アメリカの大学の医学部が生徒に教える鉄則に「サットンの法則」というものがあります。これは病名を特定する診断で、病状を最初に診断するとき「診断結果を無定見に羅列するのではなく、最も確かな疾患から順に挙げる」というものです。
つまり、「最も確実な診断をするには、余分な検査を省いて肝心な検査だけに集中させ、最も安価な検査費で、治療法を迅速に見つける」ように諭しているのだそうです。

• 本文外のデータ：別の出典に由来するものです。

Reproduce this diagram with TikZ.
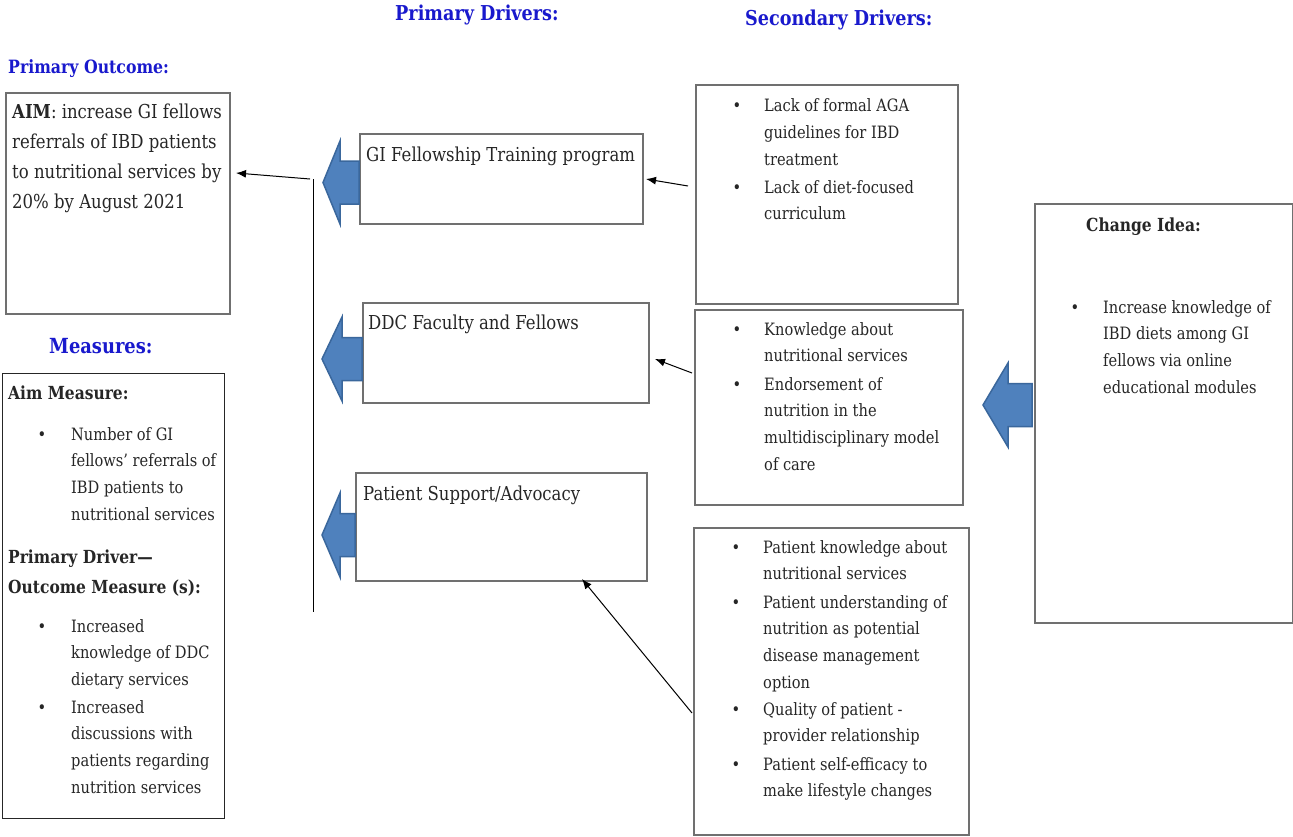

この医師としての鉄則はウィリー・サットン氏に由来しています。彼は1920年〜30年代にかけて多くの銀行を襲い計200万ドルを強奪したことで有名な人物です。人生の半分を刑務所で過ごした彼が、記者に「なぜ、銀行を襲ったのか?」と聞かれて、「そこにお金があるからさ」と答えたそうです。
ウィリー・サットン氏
確実にお金がある場所を襲えば、効果的にお金を得られる。ということです。
このことから彼の伝説は「まず、お金のあるところへ行け」という教訓になり、それが医学教育の鉄則にもなりました。サットンの法則は医学分野だけでなく、経営にも適用されています。「一番費用のかかる製造工程は合理化する余地が最も大きく、全体のコストを引き下げる可能性が高いので、それを何よりも重視するべきだ」ということです。
以前に取りあげたパレートの法則と同じように、大きな効果のでる重要な要因に目を向けろ、ということなんですね。